En una obra de teatro del ya casi merecidamente olvidado Sartre, El diablo y Dios, que me impresionó vivamente en su día, un malvado se hacía pasar bueno para que la bondad cayera como una catástrofe sobre los crédulos. Y así fue. En un solo día de bondad murieron más inocentes que en todos sus años de maldad. El personaje lo confesó así: "Acúsame de detestar a los pobres y de haber explotado su gratitud para avasallarlos. Antaño violaba las almas mediante la tortura, ahora las violo mediante el Bien. Hice de esta aldea un ramillete de almas marchitas. Pobres gentes; me imitaban y yo imitaba la virtud; murieron como mártires inútiles, sin saber por qué." Es la culminación del arte de la simulación. En la política, no solo la de España y la de ahora, sino en casi toda ella y desde hace casi todo el tiempo, la simulación del bien es una de las estratagemas del mal para seguir dominando el cotarro.

Frente a esta realidad sin escrúpulos, sobre la cual podrían aportarse miles, millones de pruebas –una simple transcripción de declaraciones políticas recogidas y grabadas de Sánchez, Iglesias y Rajoy en los últimos años, por poner sólo unos ejemplos, proporcionarían evidencias de cómo es y ha sido de intensa su simulación–, ¿qué podemos hacer los que, más que buenos, que no lo somos del todo, aunque sí bastante, somos tontos de solemnidad, crédulos sin remedio, ingenuos de nacimiento, gente de bien? Cuando este fin de semana Eduardo Maestre, músico al que envidio por tal condición, profesor y persona que lleva algunos años peleando por el triunfo de la decencia en Andalucía y en España con muy pocos pelos en la lengua, me comunicó que había sido nombrado cónsul de Tabarnia en Málaga, caí en la cuenta. Los que pretendemos ser españoles dignos y cabales no necesitamos nuevos partidos, sino una Orden de Caballería.

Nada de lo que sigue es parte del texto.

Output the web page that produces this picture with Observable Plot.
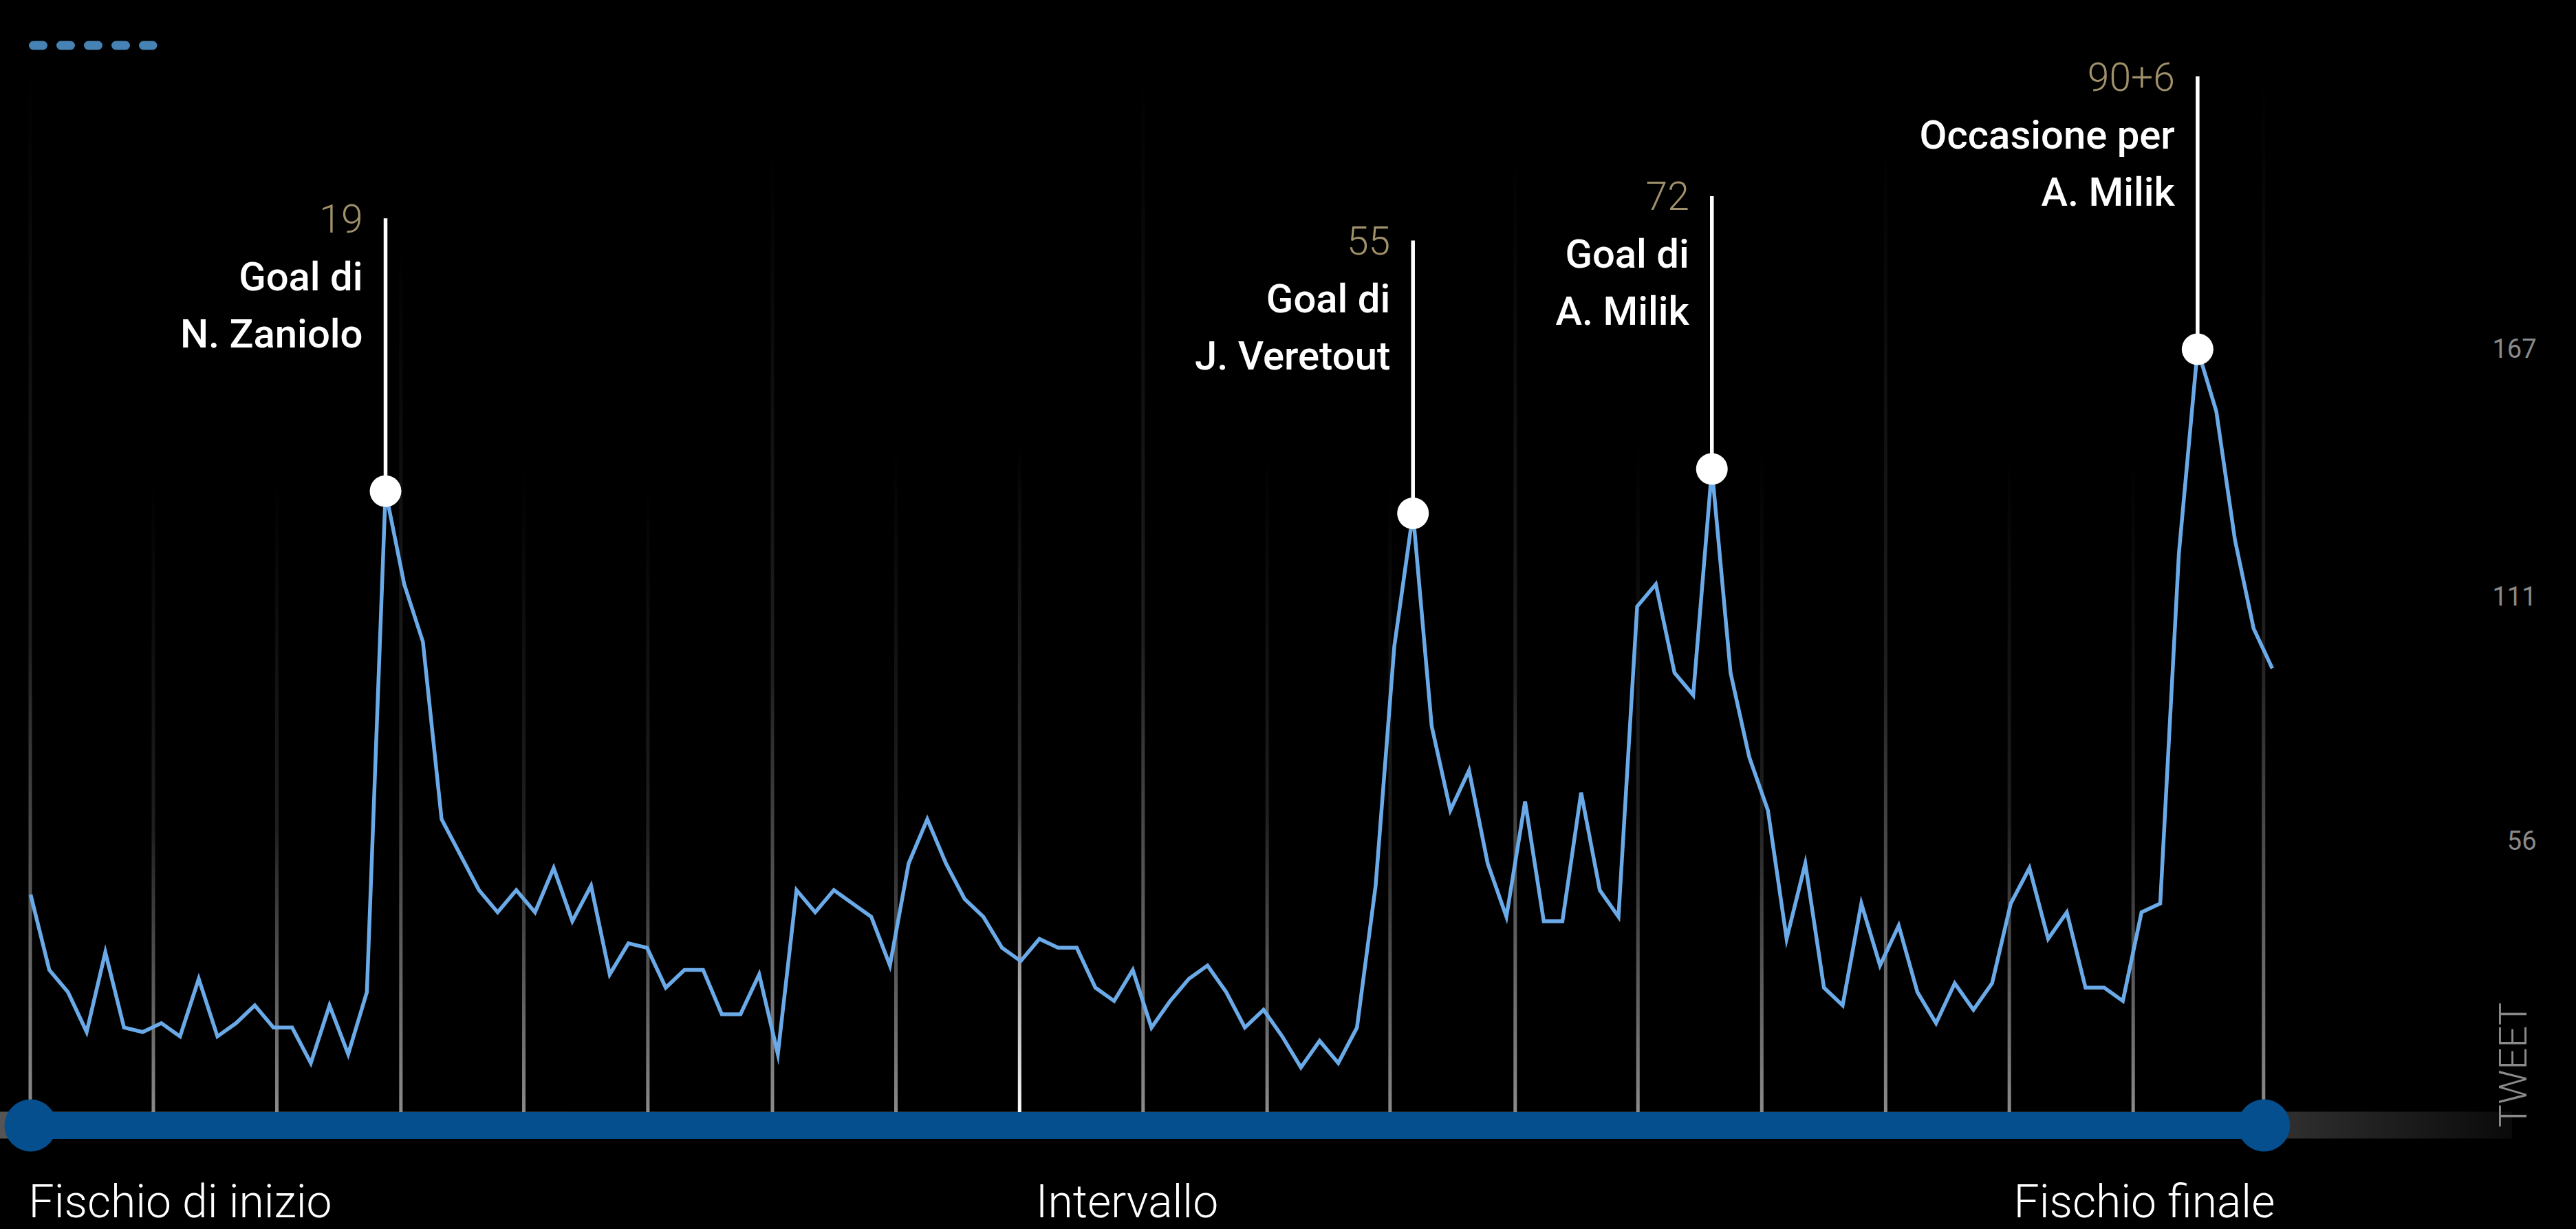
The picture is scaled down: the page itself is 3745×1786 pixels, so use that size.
<!DOCTYPE html>
<html>
<head>
<meta charset="utf-8">
<script src="https://cdn.jsdelivr.net/npm/d3@7"></script>
<script src="https://cdn.jsdelivr.net/npm/@observablehq/plot@0.6"></script>
<style>
  html, body { margin: 0; padding: 0; background: #000; }
  body { width: 3745px; height: 1786px; position: relative; overflow: hidden; font-family: Roboto, sans-serif; }
  #chart { position: absolute; left: 0; top: 0; }
  #legend { position: absolute; left: 0; top: 0; }
</style>
</head>
<body>
<svg width="0" height="0" style="position:absolute">
  <defs>
    <linearGradient id="guideGray" x1="0" y1="0" x2="0" y2="1">
      <stop offset="0" stop-color="#8c8c8c" stop-opacity="0"/>
      <stop offset="0.55" stop-color="#8c8c8c" stop-opacity="0.22"/>
      <stop offset="1" stop-color="#8c8c8c" stop-opacity="1"/>
    </linearGradient>
    <linearGradient id="guideWhite" x1="0" y1="0" x2="0" y2="1">
      <stop offset="0" stop-color="#ffffff" stop-opacity="0"/>
      <stop offset="0.55" stop-color="#ffffff" stop-opacity="0.22"/>
      <stop offset="1" stop-color="#ffffff" stop-opacity="1"/>
    </linearGradient>
    <linearGradient id="trackGrad" x1="0" y1="0" x2="1" y2="0">
      <stop offset="0" stop-color="#555555"/>
      <stop offset="0.9" stop-color="#333333"/>
      <stop offset="1" stop-color="#0a0a0a"/>
    </linearGradient>
  </defs>
</svg>
<div id="chart"></div>
<svg id="legend" width="260" height="100">
  <line x1="48.5" y1="66" x2="222" y2="66" stroke="#4682b4" stroke-width="13" stroke-linecap="round" stroke-dasharray="14 26"/>
</svg>
<script>
// Tweets per minute of the live feed (index = minute of feed)
const tweets = [
  44, 27, 22, 13, 31, 14, 13, 15, 12, 25, 12, 15, 19, 14, 14, 6, 19, 8, 22, 135,
  114, 101, 61, 53, 45, 40, 45, 40, 50, 38, 46, 26, 33, 32, 23, 27, 27, 17, 17, 26,
  8, 45, 40, 45, 42, 39, 28, 51, 61, 51, 43, 39, 32, 29, 34, 32, 32, 23, 20, 27,
  14, 20, 25, 28, 22, 14, 18, 12, 5, 11, 6, 14, 46, 100, 130, 82, 63, 72, 51, 39,
  65, 38, 38, 67, 45, 39, 109, 114, 94, 89, 140, 94, 75, 63, 34, 51, 23, 19, 42, 28,
  37, 22, 15, 24, 18, 24, 42, 50, 34, 40, 23, 23, 20, 40, 42, 121, 167, 153, 124, 104,
  95
];

// Key moments
const eventTimes   = [19, 74, 90, 116];
const eventMinutes = ["19", "55", "72", "90+6"];
const eventLine1   = ["Goal di", "Goal di", "Goal di", "Occasione per"];
const eventLine2   = ["N. Zaniolo", "J. Veretout", "A. Milik", "A. Milik"];

// Background guide lines (position on the feed, height in tweets)
const guideTimes = [0, 6.59, 13.2, 19.84, 26.42, 33.06, 39.73, 46.34, 52.96, 59.57, 66.21, 72.79, 79.49, 86.06, 92.69, 99.32, 105.94, 112.57, 119.55];
const guideTops  = [230, 137, 137, 192, 140, 137, 212, 145, 146, 230, 143, 137, 212, 146, 145, 215, 143, 143, 230];

// Match phases on the timeline
const phaseNames = ["Fischio di inizio", "Intervallo", "Fischio finale"];
const phaseTimes = [0, 52.96, 119.55];

// Y tick labels
const yTicks = [56, 111, 167];

const events = eventTimes.map((t, i) => ({t, v: tweets[t], minute: eventMinutes[i], line1: eventLine1[i], line2: eventLine2[i]}));
const guides = guideTimes.map((t, i) => ({t, top: guideTops[i], white: t === phaseTimes[1]}));
const phases = phaseNames.map((name, i) => ({name, t: phaseTimes[i]}));
const match = [{start: phaseTimes[0], end: phaseTimes[2]}];

const FONT = "Roboto, sans-serif";
const BLUE = "#054f8e";

const chart = Plot.plot({
  width: 3745,
  height: 1786,
  marginLeft: 44,
  marginRight: 442,
  marginTop: 507,
  marginBottom: 203,
  style: {background: "transparent", color: "white", fontFamily: FONT},
  x: {domain: [0, 120], axis: null},
  y: {domain: [0, 167], axis: null},
  marks: [
    // gray track behind the timeline
    Plot.rect(match, {x1: "start", x2: "end", y1: 0, y2: 0, dy: 52, insetTop: -19.5, insetBottom: -19.5, insetLeft: -44, insetRight: -361, fill: "url(#trackGrad)"}),
    // guide lines
    Plot.rect(guides.filter(d => !d.white), {x1: "t", x2: "t", y1: 0, y2: "top", insetLeft: -2.5, insetRight: -2.5, insetBottom: -40, fill: "url(#guideGray)"}),
    Plot.rect(guides.filter(d => d.white), {x1: "t", x2: "t", y1: 0, y2: "top", insetLeft: -2.5, insetRight: -2.5, insetBottom: -40, fill: "url(#guideWhite)"}),
    // blue timeline
    Plot.link(match, {x1: "start", x2: "end", y1: 0, y2: 0, dy: 52, stroke: BLUE, strokeWidth: 39, strokeLinecap: "butt"}),
    Plot.dot(phases.filter((d, i) => i !== 1), {x: "t", y: 0, dy: 52, r: 38, fill: BLUE, stroke: null}),
    // tweets line
    Plot.lineY(tweets, {stroke: "#6aaae8", strokeWidth: 5.5, strokeLinejoin: "miter", strokeMiterlimit: 6, strokeLinecap: "butt"}),
    // event annotations
    Plot.ruleX(events, {x: "t", y1: "v", y2: "v", insetTop: -396, stroke: "white", strokeWidth: 5.5}),
    Plot.dot(events, {x: "t", y: "v", r: 23, fill: "white", stroke: null}),
    Plot.text(events, {x: "t", y: "v", text: "minute", dx: -33, dy: -376, textAnchor: "end", lineAnchor: "bottom", fill: "#a0916a", fontSize: 57, fontWeight: 300, fontFamily: FONT}),
    Plot.text(events, {x: "t", y: "v", text: "line1", dx: -33, dy: -292, textAnchor: "end", lineAnchor: "bottom", fill: "white", fontSize: 58, fontWeight: 500, fontFamily: FONT}),
    Plot.text(events, {x: "t", y: "v", text: "line2", dx: -33, dy: -209, textAnchor: "end", lineAnchor: "bottom", fill: "white", fontSize: 58, fontWeight: 500, fontFamily: FONT}),
    // phase labels
    Plot.text(phases.filter((d, i) => i === 0), {x: "t", y: 0, text: "name", dx: -3, dy: 185, textAnchor: "start", lineAnchor: "bottom", fill: "white", fontSize: 66, fontWeight: 300, fontFamily: FONT}),
    Plot.text(phases.filter((d, i) => i === 1), {x: "t", y: 0, text: "name", dx: 23, dy: 185, textAnchor: "start", lineAnchor: "bottom", fill: "white", fontSize: 66, fontWeight: 300, fontFamily: FONT}),
    Plot.text(phases.filter((d, i) => i === 2), {x: "t", y: 0, text: "name", dx: 16, dy: 185, textAnchor: "end", lineAnchor: "bottom", fill: "white", fontSize: 66, fontWeight: 300, fontFamily: FONT}),
    // y tick labels
    Plot.text(yTicks, {y: d => d, text: d => String(d), frameAnchor: "right", dx: 384, textAnchor: "end", fill: "#8a8a8a", fontSize: 38, fontFamily: FONT}),
    // axis title
    Plot.text(["TWEET"], {text: d => d, frameAnchor: "bottom-right", rotate: -90, dx: 369, dy: 55, textAnchor: "start", lineAnchor: "bottom", fill: "#8a8a8a", fontSize: 56, fontWeight: 300, fontFamily: FONT})
  ]
});
document.getElementById("chart").appendChild(chart);
</script>
</body>
</html>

Sí, ya sé que, sea la Orden de los Quijotes del Sur o la Orden de los Caballeros del Naufragio (Cervantes), u otra de cualquier otro nombre brillante o sugerente, al final nos pueden –podemos– salir ranas unos cuantos; podemos convertirnos en una mafia o en otra clase de masonería; podemos ser cobijo de simuladores del bien; podemos caer –cruel destino de los menos malos– en la tentación de ser más malos que ellos para combatirlos… Pero tenemos que intentarlo porque alguien tendrá que seguir defendiendo que la verdad existe, que los hechos están ahí, que los débiles no tienen defensa, que los pobres son pasto de sus aduladores o sus explotadores, que hay causas, como la libertad y la propiedad no robada, por las que sigue mereciendo la pena arriesgar la vida.

Decepcionados de las iglesias, de los partidos, de los sindicatos, de las mafias, de los piratas de la ley y de tantas cosas y a pesar de todo ello, hay que estar dispuestos a decepcionarse de otra nueva: una orden de caballería que congregue a quienes en este perro mundo queremos ser caballeros demócratas, nobles, auténticos y valerosos contra los malvados sinvergüenzas que siempre ganan gracias a sus perfectos disfraces. No. Esta vez no estoy dormido ni soñando. Es que quiero hacer eso. Espero noticias.